Sepeninggal raja Rajasa, Singosari diperintah oleh Anusapati yang berkuasa selama 1227-1246. Dalam pemerintahan Raja Anusapati kerajaan cukup aman. Setelah raja wafat digantikan oleh saudaranya, Tohjoyo yang tidak seberapa lama karena meninggal dunia.
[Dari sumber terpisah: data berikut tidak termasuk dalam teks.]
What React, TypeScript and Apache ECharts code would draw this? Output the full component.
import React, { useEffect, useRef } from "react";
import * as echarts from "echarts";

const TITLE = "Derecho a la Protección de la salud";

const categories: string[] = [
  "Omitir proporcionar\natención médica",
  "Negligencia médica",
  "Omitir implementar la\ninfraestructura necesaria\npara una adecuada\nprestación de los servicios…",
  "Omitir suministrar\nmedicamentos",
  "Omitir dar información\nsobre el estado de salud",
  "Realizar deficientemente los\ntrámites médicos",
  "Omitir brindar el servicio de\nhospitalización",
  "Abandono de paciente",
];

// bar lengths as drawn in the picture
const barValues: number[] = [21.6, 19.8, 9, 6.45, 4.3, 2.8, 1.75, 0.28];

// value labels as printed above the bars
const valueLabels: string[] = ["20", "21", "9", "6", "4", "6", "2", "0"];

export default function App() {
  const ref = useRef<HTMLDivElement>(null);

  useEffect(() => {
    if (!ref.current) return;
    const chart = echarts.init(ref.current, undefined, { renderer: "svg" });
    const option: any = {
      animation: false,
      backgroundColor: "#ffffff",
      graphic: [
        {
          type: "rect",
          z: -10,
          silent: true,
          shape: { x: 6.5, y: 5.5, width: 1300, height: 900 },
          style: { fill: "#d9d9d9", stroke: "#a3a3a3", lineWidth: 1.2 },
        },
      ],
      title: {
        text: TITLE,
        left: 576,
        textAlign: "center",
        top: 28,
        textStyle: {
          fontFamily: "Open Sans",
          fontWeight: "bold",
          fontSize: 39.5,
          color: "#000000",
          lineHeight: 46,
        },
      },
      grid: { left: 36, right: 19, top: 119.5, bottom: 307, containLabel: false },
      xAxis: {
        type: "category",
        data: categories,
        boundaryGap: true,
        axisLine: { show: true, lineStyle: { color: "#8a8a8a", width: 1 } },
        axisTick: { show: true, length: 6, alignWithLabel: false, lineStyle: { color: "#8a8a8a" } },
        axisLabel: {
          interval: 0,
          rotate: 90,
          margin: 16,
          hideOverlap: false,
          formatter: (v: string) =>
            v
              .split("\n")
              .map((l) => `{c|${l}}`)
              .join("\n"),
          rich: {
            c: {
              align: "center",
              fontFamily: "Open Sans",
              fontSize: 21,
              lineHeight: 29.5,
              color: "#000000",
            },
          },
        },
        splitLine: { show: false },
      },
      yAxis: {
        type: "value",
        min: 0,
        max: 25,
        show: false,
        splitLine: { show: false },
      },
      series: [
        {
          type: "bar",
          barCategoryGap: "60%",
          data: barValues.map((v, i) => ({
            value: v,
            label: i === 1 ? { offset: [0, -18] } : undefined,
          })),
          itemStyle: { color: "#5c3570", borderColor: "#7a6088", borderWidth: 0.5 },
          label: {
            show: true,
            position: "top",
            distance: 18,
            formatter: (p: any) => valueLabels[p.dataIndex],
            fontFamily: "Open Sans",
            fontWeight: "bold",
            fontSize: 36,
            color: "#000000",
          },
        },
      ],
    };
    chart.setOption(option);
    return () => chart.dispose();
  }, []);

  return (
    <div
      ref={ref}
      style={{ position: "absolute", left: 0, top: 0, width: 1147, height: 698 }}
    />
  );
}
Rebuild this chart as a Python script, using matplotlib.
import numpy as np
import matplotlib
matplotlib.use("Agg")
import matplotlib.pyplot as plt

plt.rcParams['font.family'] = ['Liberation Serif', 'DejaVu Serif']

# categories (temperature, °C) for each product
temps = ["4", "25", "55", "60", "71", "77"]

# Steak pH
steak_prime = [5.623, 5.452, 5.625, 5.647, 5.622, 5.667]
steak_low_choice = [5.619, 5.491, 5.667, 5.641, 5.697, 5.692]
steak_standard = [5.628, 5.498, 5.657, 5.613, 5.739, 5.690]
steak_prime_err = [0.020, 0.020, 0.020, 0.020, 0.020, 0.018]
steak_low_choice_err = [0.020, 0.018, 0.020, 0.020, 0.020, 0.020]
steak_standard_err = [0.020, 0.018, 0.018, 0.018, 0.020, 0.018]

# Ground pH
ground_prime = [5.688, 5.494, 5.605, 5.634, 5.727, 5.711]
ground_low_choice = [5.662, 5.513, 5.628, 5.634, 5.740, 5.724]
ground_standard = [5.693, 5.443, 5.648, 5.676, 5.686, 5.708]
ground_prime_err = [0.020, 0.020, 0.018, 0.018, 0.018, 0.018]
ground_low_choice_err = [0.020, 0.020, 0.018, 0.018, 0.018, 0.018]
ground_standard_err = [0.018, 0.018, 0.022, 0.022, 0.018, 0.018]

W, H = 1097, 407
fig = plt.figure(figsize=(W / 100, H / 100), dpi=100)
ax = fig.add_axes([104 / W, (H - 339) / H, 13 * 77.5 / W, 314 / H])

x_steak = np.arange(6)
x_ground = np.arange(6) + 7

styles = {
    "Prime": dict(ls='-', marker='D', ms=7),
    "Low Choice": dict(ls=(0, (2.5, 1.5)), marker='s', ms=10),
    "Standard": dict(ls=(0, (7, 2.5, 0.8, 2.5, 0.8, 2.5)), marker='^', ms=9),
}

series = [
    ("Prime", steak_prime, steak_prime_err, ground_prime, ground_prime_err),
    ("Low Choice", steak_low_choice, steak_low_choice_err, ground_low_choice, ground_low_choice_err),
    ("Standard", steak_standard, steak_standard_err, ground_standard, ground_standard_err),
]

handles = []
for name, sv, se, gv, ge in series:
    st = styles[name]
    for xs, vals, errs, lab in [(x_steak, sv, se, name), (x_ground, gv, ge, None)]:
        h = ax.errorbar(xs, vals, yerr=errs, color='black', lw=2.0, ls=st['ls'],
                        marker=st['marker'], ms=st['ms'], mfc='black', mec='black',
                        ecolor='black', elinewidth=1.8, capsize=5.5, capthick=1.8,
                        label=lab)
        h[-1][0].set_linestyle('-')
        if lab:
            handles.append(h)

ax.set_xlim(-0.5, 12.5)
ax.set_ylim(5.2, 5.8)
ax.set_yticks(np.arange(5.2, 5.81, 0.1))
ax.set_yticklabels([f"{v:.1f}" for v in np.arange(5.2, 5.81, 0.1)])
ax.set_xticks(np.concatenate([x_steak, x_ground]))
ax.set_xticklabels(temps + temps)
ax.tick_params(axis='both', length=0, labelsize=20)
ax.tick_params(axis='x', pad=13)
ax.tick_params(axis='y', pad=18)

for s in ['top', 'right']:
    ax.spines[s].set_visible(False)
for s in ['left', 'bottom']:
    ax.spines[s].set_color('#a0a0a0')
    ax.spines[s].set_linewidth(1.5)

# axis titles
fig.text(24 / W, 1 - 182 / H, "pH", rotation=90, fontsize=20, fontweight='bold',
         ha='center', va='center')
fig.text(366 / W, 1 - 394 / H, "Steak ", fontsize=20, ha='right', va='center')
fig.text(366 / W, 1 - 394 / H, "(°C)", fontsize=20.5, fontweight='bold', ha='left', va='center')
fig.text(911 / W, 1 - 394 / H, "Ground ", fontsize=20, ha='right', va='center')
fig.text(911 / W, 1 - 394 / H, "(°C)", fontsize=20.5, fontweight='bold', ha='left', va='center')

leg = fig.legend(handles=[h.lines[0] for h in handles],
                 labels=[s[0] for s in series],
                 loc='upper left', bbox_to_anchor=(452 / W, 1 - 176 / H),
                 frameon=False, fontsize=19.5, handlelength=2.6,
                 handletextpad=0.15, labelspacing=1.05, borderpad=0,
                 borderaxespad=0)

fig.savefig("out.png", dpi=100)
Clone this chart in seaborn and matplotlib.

Pengganti Tohjoyo adalah Ranggawuni yaitu putera Anusapati, bergelar Sri Jaya Wisnuwardhana berkuasa selama 1248-1268. Selama memerintah di kerajaan Singosari ia bekerjasama dengan saudaranya, Mahisa Campaka. Dalam pemerintahannya raja memperhatikan hamba sahayanya dan membalas jasa kepada mereka yang telah banyak membantu waktu masih memerintah raja mengangkat pula puteranya (Kertanegara) menjadi Raja Muda. Bersama puteranya raja memimpin kerajaan. Saat Raja Wisnuwardhana wafat pada 1268 Kertanegara mendirikan beberapa bangunan suci berupa candi sebagai dharma baktinya kepada sang ayah. Satu di antara bangunan itu adalah Candi Jago yang terwujud sebagai bangunan Budha dan Hindu.
Deskripsi Candi Jago
Candi Jago menghadap ke timur, pintu candi berada di sebelah barat. Candi mempunyai bentuk berundak-undak; urutan dari bawah disebut kaki, badan dan atap candi. Pada bagian bawah, yaitu kaki candi, dibuat bersusun tiga tingkat, di atas kaki berdirilah badan candi.
Pada dinding luar candi dipahatkan relief-relief. Untuk mengikuti urutan ceritera kita berjalan mengelilingi candi dengan mengirikan candinya.
Relief pada teras pertama, yaitu undak terbawah sebagai berikut: Sudut kiri candi (barat laut) terlukis awal ceritera binatang seperti halnya ceritera Tantri. Ceritera ini terdiri dari beberapa panel. Sedangkan pada dinding depan candi terdapat ceritera binatang, yaitu kura-kura yang sedang bercanda. Ada dua kura-kura yang diterbangkan oleh seekor angsa dengan cara kura-kura tadi mengigit setangkai kayu. Di tengah perjalanan kura-kura ditertawakan oleh segerombolan serigala. Mereka mendengar dan kura-kura membalas dengan kata-kata (berucap), sehingga terbukalah mulutnya. Ia terjatuh karena terlepas dari gigitan kayunya. Kura-kura menjadi makanan serigala. Maknanya kurang lebih memberikan nasihat, janganlah mundur dalam usaha atau pekerjaan hanya karena hinaan orang.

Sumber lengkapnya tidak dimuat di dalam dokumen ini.